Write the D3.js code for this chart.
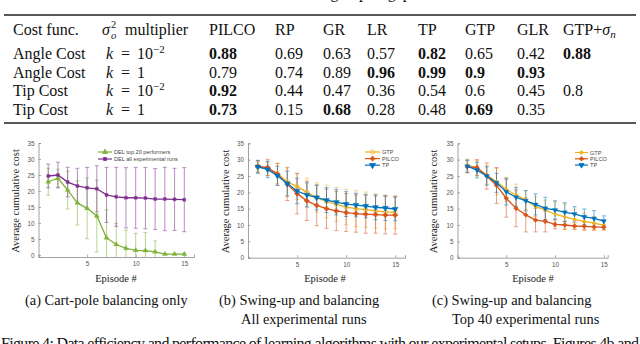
<!DOCTYPE html>
<html>
<head>
<meta charset="utf-8">
<script src="https://cdn.jsdelivr.net/npm/d3@7"></script>
<style>
  html, body { margin: 0; padding: 0; background: #fff; }
  svg { display: block; }
</style>
</head>
<body>
<svg width="640" height="344"></svg>
<script>
// ---- table data ----
const methods = ["PILCO", "RP", "GR", "LR", "TP", "GTP", "GLR", "GTP+"];
const costNames = ["Angle Cost", "Angle Cost", "Tip Cost", "Tip Cost"];
const kExp = ["−2", null, "−2", null];
const tableValues = [
  ["0.88", "0.69", "0.63", "0.57", "0.82", "0.65", "0.42", "0.88"],
  ["0.79", "0.74", "0.89", "0.96", "0.99", "0.9", "0.93", ""],
  ["0.92", "0.44", "0.47", "0.36", "0.54", "0.6", "0.45", "0.8"],
  ["0.73", "0.15", "0.68", "0.28", "0.48", "0.69", "0.35", ""]
];
const tableBold = [
  [1, 0, 0, 0, 1, 0, 0, 1],
  [0, 0, 0, 1, 1, 1, 1, 0],
  [1, 0, 0, 0, 0, 0, 0, 0],
  [1, 0, 1, 0, 0, 1, 0, 0]
];

// ---- plot data ----
const episodes = [1, 2, 3, 4, 5, 6, 7, 8, 9, 10, 11, 12, 13, 14, 15];
const yTicks = [0, 5, 10, 15, 20, 25, 30, 35];
const xTicks = [5, 10, 15];

const delTopMean = [22.9, 24.0, 20.3, 16.3, 14.6, 12.2, 5.4, 3.3, 2.1, 1.5, 1.4, 1.0, 0.3, 0.3, 0.3];
const delTopErr  = [4.2, 2.8, 5.9, 6.9, 9.5, 11.2, 8.7, 6.6, 5.7, 5.3, 5.6, 3.4, 0.2, 0.2, 0.2];
const delAllMean = [24.7, 25.0, 22.8, 21.6, 21.0, 20.7, 18.8, 18.2, 17.9, 17.9, 17.8, 17.5, 17.5, 17.4, 17.3];
const delAllErr  = [3.7, 4.0, 4.6, 5.5, 6.4, 7.2, 8.6, 9.2, 9.4, 9.5, 9.6, 9.5, 9.9, 9.7, 10.0];

const bGtpMean   = [27.8, 27.2, 25.8, 23.2, 21.8, 20.0, 18.4, 17.2, 16.3, 15.5, 15.0, 14.7, 14.3, 14.0, 13.9];
const bGtpErr    = [1.5, 2.0, 3.0, 4.5, 4.0, 4.3, 4.5, 5.0, 5.2, 5.4, 5.5, 5.4, 5.2, 5.2, 5.0];
const bPilcoMean = [27.9, 27.6, 25.5, 22.5, 19.6, 17.4, 16.0, 15.0, 14.3, 13.8, 13.5, 13.3, 13.2, 13.0, 13.0];
const bPilcoErr  = [1.8, 2.5, 3.4, 5.0, 6.2, 6.0, 6.2, 6.0, 6.0, 5.8, 5.7, 5.8, 5.7, 5.7, 5.8];
const bTpMean    = [27.8, 27.0, 25.1, 22.7, 20.4, 19.2, 18.4, 17.6, 17.0, 16.4, 16.1, 15.8, 15.4, 15.2, 14.9];
const bTpErr     = [2.0, 2.5, 2.9, 3.8, 3.9, 3.7, 3.8, 3.8, 3.9, 3.8, 3.6, 3.6, 3.8, 3.8, 3.6];

const cGtpMean   = [28.3, 27.4, 25.3, 23.3, 20.9, 19.2, 17.6, 15.6, 14.6, 13.3, 12.5, 11.7, 11.1, 10.6, 10.0];
const cGtpErr    = [1.8, 2.4, 2.8, 4.0, 3.7, 3.3, 3.0, 3.0, 3.0, 3.8, 3.9, 3.0, 2.5, 2.0, 1.5];
const cPilcoMean = [27.8, 27.6, 25.0, 22.1, 18.2, 15.1, 13.1, 11.5, 11.1, 10.2, 10.0, 9.7, 9.6, 9.4, 9.3];
const cPilcoErr  = [1.9, 2.4, 4.0, 5.5, 5.8, 5.6, 5.2, 3.6, 3.2, 1.4, 1.2, 1.0, 1.2, 1.0, 0.8];
const cTpMean    = [28.0, 26.8, 25.0, 22.9, 20.2, 18.5, 17.4, 16.3, 15.1, 14.6, 13.9, 13.4, 12.5, 12.0, 11.2];
const cTpErr     = [1.9, 2.4, 2.8, 2.9, 4.1, 3.0, 3.1, 3.2, 3.4, 2.8, 2.9, 2.2, 2.4, 2.4, 1.6];

const SERIF = "'Liberation Serif', 'Times New Roman', serif";
const SANS = "'Liberation Sans', Arial, sans-serif";
const C = { green: "#7fb236", purple: "#7e2f8e", yellow: "#edb120", red: "#d95319", blue: "#0072bd" };

const svg = d3.select("svg");

// ---------- table ----------
const tbl = svg.append("g").attr("font-family", SERIF).attr("font-size", 16).attr("fill", "#111");
const colX = [209, 275, 323, 367, 418, 465, 517, 563];
const headY = 34.5, rowY = [59, 77.5, 96, 115];

// caption line above the table, cut off by the top edge (only descenders show)
tbl.append("text").attr("x", 318).attr("y", -2.5).text("ing to pair gap");

tbl.append("line").attr("x1", 4).attr("x2", 636).attr("y1", 15).attr("y2", 15)
  .attr("stroke", "#222").attr("stroke-width", 1.4);
tbl.append("line").attr("x1", 4).attr("x2", 636).attr("y1", 123).attr("y2", 123)
  .attr("stroke", "#222").attr("stroke-width", 1.4);

tbl.append("text").attr("x", 13).attr("y", headY).text("Cost func.");
tbl.append("text").attr("x", 102).attr("y", headY).attr("font-style", "italic").text("σ");
tbl.append("text").attr("x", 111).attr("y", headY - 6.5).attr("font-size", 10.5).text("2");
tbl.append("text").attr("x", 111).attr("y", headY + 4).attr("font-size", 10.5).attr("font-style", "italic").text("o");
tbl.append("text").attr("x", 125).attr("y", headY).text("multiplier");

methods.forEach((m, i) => {
  const t = tbl.append("text").attr("x", colX[i]).attr("y", headY).text(m);
  if (m === "GTP+") {
    t.append("tspan").attr("font-style", "italic").text("σ");
    t.append("tspan").attr("font-style", "italic").attr("font-size", 11).attr("dy", 3).text("n");
  }
});

rowY.forEach((y, r) => {
  tbl.append("text").attr("x", 13).attr("y", y).text(costNames[r]);
  tbl.append("text").attr("x", 106).attr("y", y).attr("font-style", "italic").text("k");
  tbl.append("text").attr("x", 121).attr("y", y).text("=");
  if (kExp[r]) {
    tbl.append("text").attr("x", 137).attr("y", y).text("10");
    tbl.append("text").attr("x", 153).attr("y", y - 6.5).attr("font-size", 11).text(kExp[r]);
  } else {
    tbl.append("text").attr("x", 137).attr("y", y).text("1");
  }
  tableValues[r].forEach((v, i) => {
    tbl.append("text").attr("x", colX[i]).attr("y", y)
      .attr("font-weight", tableBold[r][i] ? "bold" : "normal").text(v);
  });
});

// ---------- plots ----------
function drawPanel(cfg) {
  const x = d3.scaleLinear().domain(cfg.xDomain).range(cfg.xRange);
  const y = d3.scaleLinear().domain(cfg.yDomain).range(cfg.yRange);
  const g = svg.append("g");
  const clipId = "clip" + cfg.id;
  g.append("clipPath").attr("id", clipId).append("rect")
    .attr("x", cfg.xRange[0]).attr("y", cfg.yRange[1] - 5)
    .attr("width", cfg.xRange[1] - cfg.xRange[0]).attr("height", cfg.yRange[0] - cfg.yRange[1] + 5);

  // axes
  const yAxis = d3.axisLeft(y).tickValues(yTicks).tickSize(-2.5).tickPadding(4);
  const xAxis = d3.axisBottom(x).tickValues(xTicks).tickSize(-2.5).tickPadding(5);
  const ya = g.append("g").attr("transform", `translate(${cfg.xRange[0]},0)`).call(yAxis);
  const xa = g.append("g").attr("transform", `translate(0,${cfg.yRange[0]})`).call(xAxis);
  [ya, xa].forEach(a => {
    a.select(".domain").attr("stroke", "#8a8a8a").attr("stroke-width", 0.8);
    a.selectAll(".tick line").attr("stroke", "#8a8a8a").attr("stroke-width", 0.7);
    a.selectAll(".tick text").attr("fill", "#555").attr("font-size", 6.3).attr("font-family", SANS);
  });

  const plot = g.append("g").attr("clip-path", `url(#${clipId})`);
  const line = d3.line().x((d, i) => x(episodes[i])).y(d => y(d));

  cfg.series.forEach(s => {
    const eb = plot.append("g").attr("stroke", s.color).attr("stroke-width", 1).attr("opacity", 0.55);
    s.mean.forEach((m, i) => {
      const cx = x(episodes[i]), t = y(m + s.err[i]), b = y(m - s.err[i]);
      eb.append("line").attr("x1", cx).attr("x2", cx).attr("y1", t).attr("y2", b);
      eb.append("line").attr("x1", cx - 2).attr("x2", cx + 2).attr("y1", t).attr("y2", t);
      eb.append("line").attr("x1", cx - 2).attr("x2", cx + 2).attr("y1", b).attr("y2", b);
    });
  });
  cfg.series.forEach(s => {
    plot.append("path").datum(s.mean).attr("d", line)
      .attr("fill", "none").attr("stroke", s.color).attr("stroke-width", 1.3);
    plot.selectAll(null).data(s.mean).enter().append("path")
      .attr("transform", (d, i) => `translate(${x(episodes[i])},${y(d)})${s.rot ? " rotate(180)" : ""}`)
      .attr("d", d3.symbol().type(s.symbol).size(s.size))
      .attr("fill", s.open ? "none" : s.color)
      .attr("stroke", s.color).attr("stroke-width", s.open || s.symbol === d3.symbolCross ? 0.8 : 0.3);
  });

  // legend
  const lg = g.append("g").attr("font-family", SANS).attr("font-size", 5.6).attr("fill", "#444");
  cfg.series.forEach((s, i) => {
    const ly = cfg.legend.y + i * cfg.legend.dy;
    lg.append("line").attr("x1", cfg.legend.x).attr("x2", cfg.legend.x + cfg.legend.w)
      .attr("y1", ly).attr("y2", ly).attr("stroke", s.color).attr("stroke-width", 1.2);
    lg.append("path")
      .attr("transform", `translate(${cfg.legend.x + cfg.legend.w / 2},${ly})${s.rot ? " rotate(180)" : ""}`)
      .attr("d", d3.symbol().type(s.symbol).size(s.size))
      .attr("fill", s.open ? "none" : s.color).attr("stroke", s.color).attr("stroke-width", 0.8);
    lg.append("text").attr("x", cfg.legend.x + cfg.legend.w + 2).attr("y", ly + 2).text(s.name);
  });

  // axis titles
  const midY = (cfg.yRange[0] + cfg.yRange[1]) / 2 + 1;
  g.append("text").attr("transform", `translate(${cfg.yLabelX},${midY}) rotate(-90)`)
    .attr("text-anchor", "middle").attr("font-family", SERIF).attr("font-size", 10.5).attr("fill", "#222")
    .text("Average cumulative cost");
  g.append("text").attr("x", cfg.xLabelX).attr("y", 281.5).attr("text-anchor", "middle")
    .attr("font-family", SERIF).attr("font-size", 10.5).attr("fill", "#222").text("Episode #");
}

drawPanel({
  id: "a", xDomain: [0, 16], xRange: [38.5, 194], yDomain: [-0.6, 35], yRange: [257, 143],
  yLabelX: 19, xLabelX: 116,
  legend: { x: 98, y: 152, dy: 7, w: 14 },
  series: [
    { name: "DEL top 20 performers", mean: delTopMean, err: delTopErr, color: C.green, symbol: d3.symbolTriangle, size: 11 },
    { name: "DEL all experimental runs", mean: delAllMean, err: delAllErr, color: C.purple, symbol: d3.symbolSquare, size: 9 }
  ]
});

drawPanel({
  id: "b", xDomain: [0, 16], xRange: [248, 405], yDomain: [0, 35], yRange: [257.7, 143.3],
  yLabelX: 229, xLabelX: 325,
  legend: { x: 365, y: 152, dy: 6.6, w: 15 },
  series: [
    { name: "GTP", mean: bGtpMean, err: bGtpErr, color: C.yellow, symbol: d3.symbolCircle, size: 14, open: true },
    { name: "PILCO", mean: bPilcoMean, err: bPilcoErr, color: C.red, symbol: d3.symbolCross, size: 10 },
    { name: "TP", mean: bTpMean, err: bTpErr, color: C.blue, symbol: d3.symbolTriangle, size: 16, rot: true }
  ]
});

drawPanel({
  id: "c", xDomain: [0, 15.4], xRange: [457.5, 607.7], yDomain: [0, 35], yRange: [257.7, 143.3],
  yLabelX: 437, xLabelX: 533,
  legend: { x: 575, y: 152.5, dy: 6.3, w: 13 },
  series: [
    { name: "GTP", mean: cGtpMean, err: cGtpErr, color: C.yellow, symbol: d3.symbolCircle, size: 8 },
    { name: "PILCO", mean: cPilcoMean, err: cPilcoErr, color: C.red, symbol: d3.symbolCross, size: 8 },
    { name: "TP", mean: cTpMean, err: cTpErr, color: C.blue, symbol: d3.symbolTriangle, size: 12, rot: true }
  ]
});

// ---------- captions ----------
const cap = svg.append("g").attr("font-family", SERIF).attr("font-size", 14.4).attr("fill", "#111");
cap.append("text").attr("x", 25).attr("y", 305).text("(a) Cart-pole balancing only");
cap.append("text").attr("x", 219).attr("y", 305).text("(b) Swing-up and balancing");
cap.append("text").attr("x", 241).attr("y", 324).text("All experimental runs");
cap.append("text").attr("x", 432).attr("y", 305).text("(c) Swing-up and balancing");
cap.append("text").attr("x", 452).attr("y", 324).text("Top 40 experimental runs");
svg.append("text").attr("x", 1).attr("y", 348.5).attr("font-family", SERIF).attr("font-size", 16)
  .attr("fill", "#111").attr("textLength", 638).attr("lengthAdjust", "spacing")
  .text("Figure 4: Data efficiency and performance of learning algorithms with our experimental setups. Figures 4b and");
</script>
</body>
</html>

^^^^^^^^^^^^^^^^

Task directions = Omit the pictures, then repeat exactly each line from the beginning of the listing through the line with "9.9, 9.7, 10.0];".

Written response =
Write the D3.js code for this chart.
<!DOCTYPE html>
<html>
<head>
<meta charset="utf-8">
<script src="https://cdn.jsdelivr.net/npm/d3@7"></script>
<style>
  html, body { margin: 0; padding: 0; background: #fff; }
  svg { display: block; }
</style>
</head>
<body>
<svg width="640" height="344"></svg>
<script>
// ---- table data ----
const methods = ["PILCO", "RP", "GR", "LR", "TP", "GTP", "GLR", "GTP+"];
const costNames = ["Angle Cost", "Angle Cost", "Tip Cost", "Tip Cost"];
const kExp = ["−2", null, "−2", null];
const tableValues = [
  ["0.88", "0.69", "0.63", "0.57", "0.82", "0.65", "0.42", "0.88"],
  ["0.79", "0.74", "0.89", "0.96", "0.99", "0.9", "0.93", ""],
  ["0.92", "0.44", "0.47", "0.36", "0.54", "0.6", "0.45", "0.8"],
  ["0.73", "0.15", "0.68", "0.28", "0.48", "0.69", "0.35", ""]
];
const tableBold = [
  [1, 0, 0, 0, 1, 0, 0, 1],
  [0, 0, 0, 1, 1, 1, 1, 0],
  [1, 0, 0, 0, 0, 0, 0, 0],
  [1, 0, 1, 0, 0, 1, 0, 0]
];

// ---- plot data ----
const episodes = [1, 2, 3, 4, 5, 6, 7, 8, 9, 10, 11, 12, 13, 14, 15];
const yTicks = [0, 5, 10, 15, 20, 25, 30, 35];
const xTicks = [5, 10, 15];

const delTopMean = [22.9, 24.0, 20.3, 16.3, 14.6, 12.2, 5.4, 3.3, 2.1, 1.5, 1.4, 1.0, 0.3, 0.3, 0.3];
const delTopErr  = [4.2, 2.8, 5.9, 6.9, 9.5, 11.2, 8.7, 6.6, 5.7, 5.3, 5.6, 3.4, 0.2, 0.2, 0.2];
const delAllMean = [24.7, 25.0, 22.8, 21.6, 21.0, 20.7, 18.8, 18.2, 17.9, 17.9, 17.8, 17.5, 17.5, 17.4, 17.3];
const delAllErr  = [3.7, 4.0, 4.6, 5.5, 6.4, 7.2, 8.6, 9.2, 9.4, 9.5, 9.6, 9.5, 9.9, 9.7, 10.0];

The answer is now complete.